The biennial legislative session structure (sessions convene in January of odd-numbered years) creates a 2-year appropriation horizon that concentrates executive branch financial authority in the interim period between sessions, during which the Governor and OMB manage allotments under NDCC § 54-44.1.
Classification boundaries
Executive branch entities in North Dakota fall into 4 functional classifications:
- Elected constitutional officers — 8 positions with independent voter mandates, fixed 4-year terms, and statutory authorities that cannot be unilaterally modified by the Governor.
- Appointed executive departments — headed by officials who serve at gubernatorial discretion; their enabling statutes are found in NDCC Title 54.
- Multi-member commissions with elected membership — the Industrial Commission (3 members) and Public Service Commission (3 members) operate collegially rather than under a single executive.
- State-owned enterprises and independent authorities — the Bank of North Dakota, Mill and Elevator, Housing Finance Agency, and Retirement and Investment Office operate under governing boards with specific statutory missions and financial structures insulated from annual appropriations in some respects.
Entities outside the executive branch — such as the North Dakota Legislative Assembly and its agencies, the North Dakota Supreme Court, and the North Dakota District Courts — are not part of the executive branch regardless of any functional overlap in regulatory adjudication.
Tradeoffs and tensions
Elected vs. appointed authority. When the Governor and an elected constitutional officer belong to different parties, policy conflicts can paralyze coordination. The Insurance Commissioner and Agriculture Commissioner, for example, can set regulatory priorities that diverge from the Governor's executive orders without legal recourse. This creates accountability to voters but can fragment executive branch policy.
Industrial Commission structure. Concentrating oversight of the Bank of North Dakota and the Oil and Gas Division in a 3-member body composed of other elected officers means that no single executive bears sole accountability for those sectors. When commission members disagree, deadlock is structurally possible.

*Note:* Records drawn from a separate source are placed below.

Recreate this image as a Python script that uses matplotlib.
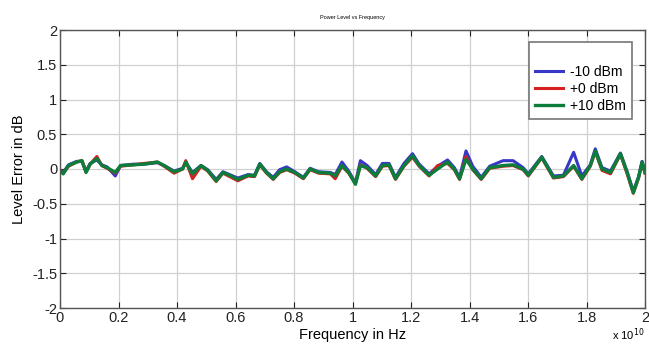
import numpy as np
import matplotlib
matplotlib.use("Agg")
import matplotlib.pyplot as plt
from matplotlib.ticker import FormatStrFormatter

plt.rcParams['font.family'] = ['Liberation Sans', 'DejaVu Sans']

# frequency in units of 1e10 Hz
freq = [0.000, 0.011, 0.029, 0.057, 0.075, 0.089, 0.103, 0.126, 0.143, 0.161,
        0.189, 0.207, 0.252, 0.287, 0.333, 0.356, 0.390, 0.419, 0.430, 0.453,
        0.482, 0.505, 0.534, 0.557, 0.585, 0.608, 0.643, 0.665, 0.683, 0.706,
        0.729, 0.751, 0.775, 0.803, 0.832, 0.855, 0.884, 0.924, 0.941, 0.964,
        0.987, 1.010, 1.027, 1.050, 1.079, 1.102, 1.125, 1.147, 1.176, 1.205,
        1.228, 1.262, 1.291, 1.325, 1.348, 1.366, 1.388, 1.411, 1.440, 1.469,
        1.515, 1.549, 1.583, 1.601, 1.647, 1.687, 1.721, 1.756, 1.784, 1.813,
        1.830, 1.853, 1.882, 1.916, 1.939, 1.960, 1.978, 1.990, 2.000]

level_p10 = [-0.02, -0.07, 0.05, 0.10, 0.12, -0.05, 0.07, 0.15, 0.05, 0.02,
             -0.05, 0.05, 0.06, 0.07, 0.10, 0.05, -0.04, 0.00, 0.10, -0.07,
             0.05, -0.02, -0.17, -0.05, -0.10, -0.15, -0.09, -0.10, 0.07, -0.05,
             -0.14, -0.04, 0.00, -0.05, -0.13, 0.00, -0.05, -0.06, -0.10, 0.05,
             -0.05, -0.22, 0.05, 0.02, -0.10, 0.05, 0.06, -0.14, 0.05, 0.19,
             0.05, -0.09, 0.00, 0.10, 0.00, -0.14, 0.14, 0.00, -0.14, 0.02,
             0.05, 0.06, 0.00, -0.09, 0.17, -0.12, -0.10, 0.05, -0.14, 0.05,
             0.26, 0.00, -0.05, 0.22, -0.05, -0.34, -0.12, 0.10, -0.05]

level_m10 = [-0.01, -0.05, 0.06, 0.11, 0.11, -0.03, 0.08, 0.13, 0.06, 0.03,
             -0.10, 0.05, 0.07, 0.07, 0.09, 0.05, -0.03, 0.01, 0.09, -0.05,
             0.05, -0.01, -0.15, -0.04, -0.09, -0.13, -0.08, -0.09, 0.08, -0.04,
             -0.12, -0.01, 0.03, -0.04, -0.12, 0.01, -0.04, -0.05, -0.08, 0.10,
             -0.03, -0.20, 0.12, 0.05, -0.08, 0.08, 0.08, -0.12, 0.08, 0.22,
             0.07, -0.07, 0.04, 0.13, 0.02, -0.12, 0.26, 0.04, -0.12, 0.04,
             0.12, 0.12, 0.02, -0.07, 0.18, -0.10, -0.09, 0.24, -0.10, 0.06,
             0.29, 0.02, -0.03, 0.23, -0.04, -0.32, -0.11, 0.11, -0.04]

level_0 = [-0.02, -0.06, 0.04, 0.10, 0.12, -0.04, 0.07, 0.18, 0.05, 0.01,
           -0.06, 0.04, 0.06, 0.08, 0.10, 0.04, -0.06, 0.00, 0.12, -0.14,
           0.04, -0.03, -0.18, -0.06, -0.12, -0.17, -0.10, -0.11, 0.06, -0.06,
           -0.15, -0.05, -0.01, -0.06, -0.14, -0.01, -0.06, -0.07, -0.14, 0.04,
           -0.06, -0.21, 0.06, 0.01, -0.11, 0.04, 0.05, -0.15, 0.04, 0.17,
           0.04, -0.10, 0.05, 0.08, -0.01, -0.15, 0.18, -0.01, -0.15, 0.01,
           0.04, 0.05, -0.01, -0.10, 0.16, -0.13, -0.11, 0.04, -0.15, 0.04,
           0.25, -0.02, -0.07, 0.21, -0.07, -0.35, -0.13, 0.09, -0.06]

fig = plt.figure(figsize=(6.49, 3.45), dpi=100)
ax = fig.add_axes([60/649, 1-308/345, 585/649, 278/345])

ax.plot(freq, level_m10, color='#3838c8', lw=2.2, label='-10 dBm')
ax.plot(freq, level_0, color='#d82020', lw=2.2, label='+0 dBm')
ax.plot(freq, level_p10, color='#0c7d3a', lw=2.4, label='+10 dBm')

ax.set_xlim(0, 2)
ax.set_ylim(-2, 2)
ax.set_xticks(np.arange(0, 2.01, 0.2))
ax.set_yticks(np.arange(-2, 2.01, 0.5))
ax.xaxis.set_major_formatter(FormatStrFormatter('%g'))
ax.yaxis.set_major_formatter(FormatStrFormatter('%g'))
ax.tick_params(direction='in', length=4, labelsize=10.5, colors='#222222',
               top=True, right=True, pad=2)
ax.grid(True, color='#d0d0d0', lw=0.9)
for s in ax.spines.values():
    s.set_color('#555555')
    s.set_linewidth(1.0)

ax.set_xlabel('Frequency in Hz', fontsize=10.5, labelpad=2)
ax.set_ylabel('Level Error in dB', fontsize=10.5, labelpad=4)
ax.set_title('Power Level vs Frequency', fontsize=4, pad=8)
fig.text(644/649, 1-343/345, r'x 10$^{10}$', fontsize=8, ha='right', va='bottom')

leg = ax.legend(loc='upper right', bbox_to_anchor=(0.978, 0.957),
                borderaxespad=0, fontsize=10, title=' ', title_fontsize=11,
                handlelength=2.0, handletextpad=0.5, labelspacing=0.2,
                fancybox=False, framealpha=1, edgecolor='#777777',
                borderpad=0.45)
leg.get_frame().set_linewidth(1.2)

fig.savefig('out.png', dpi=100)
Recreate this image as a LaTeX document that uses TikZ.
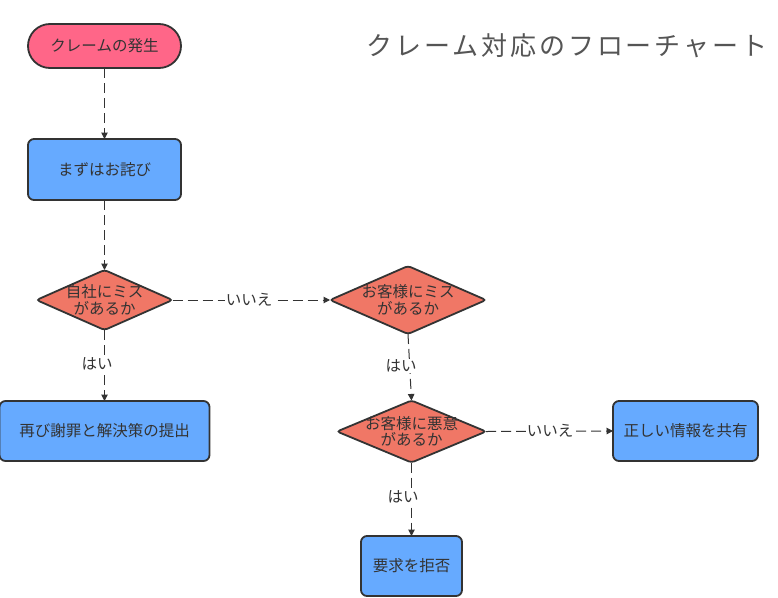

Biennial budgeting. A 2-year appropriation cycle prevents real-time legislative correction of agency spending and forces OMB to make allotment decisions mid-biennium. This gives the executive branch significant authority between sessions but can produce structural mismatches between programmatic needs and appropriated funding.
State enterprise independence. The Bank of North Dakota and Mill and Elevator operate as revenue-generating enterprises. Their independence from the general fund appropriation process insulates them from legislative micromanagement but also limits transparency through normal budget oversight channels.
Common misconceptions
Misconception: The Governor appoints all executive branch leaders. Correction: 7 of the 8 statewide executive officers are elected, not appointed. The Governor cannot remove the Attorney General, Secretary of State, Treasurer, Auditor, Insurance Commissioner, Agriculture Commissioner, or Tax Commissioner. Removal of elected officers requires impeachment under Article XI of the North Dakota Constitution or recall under NDCC Chapter 16.1-01.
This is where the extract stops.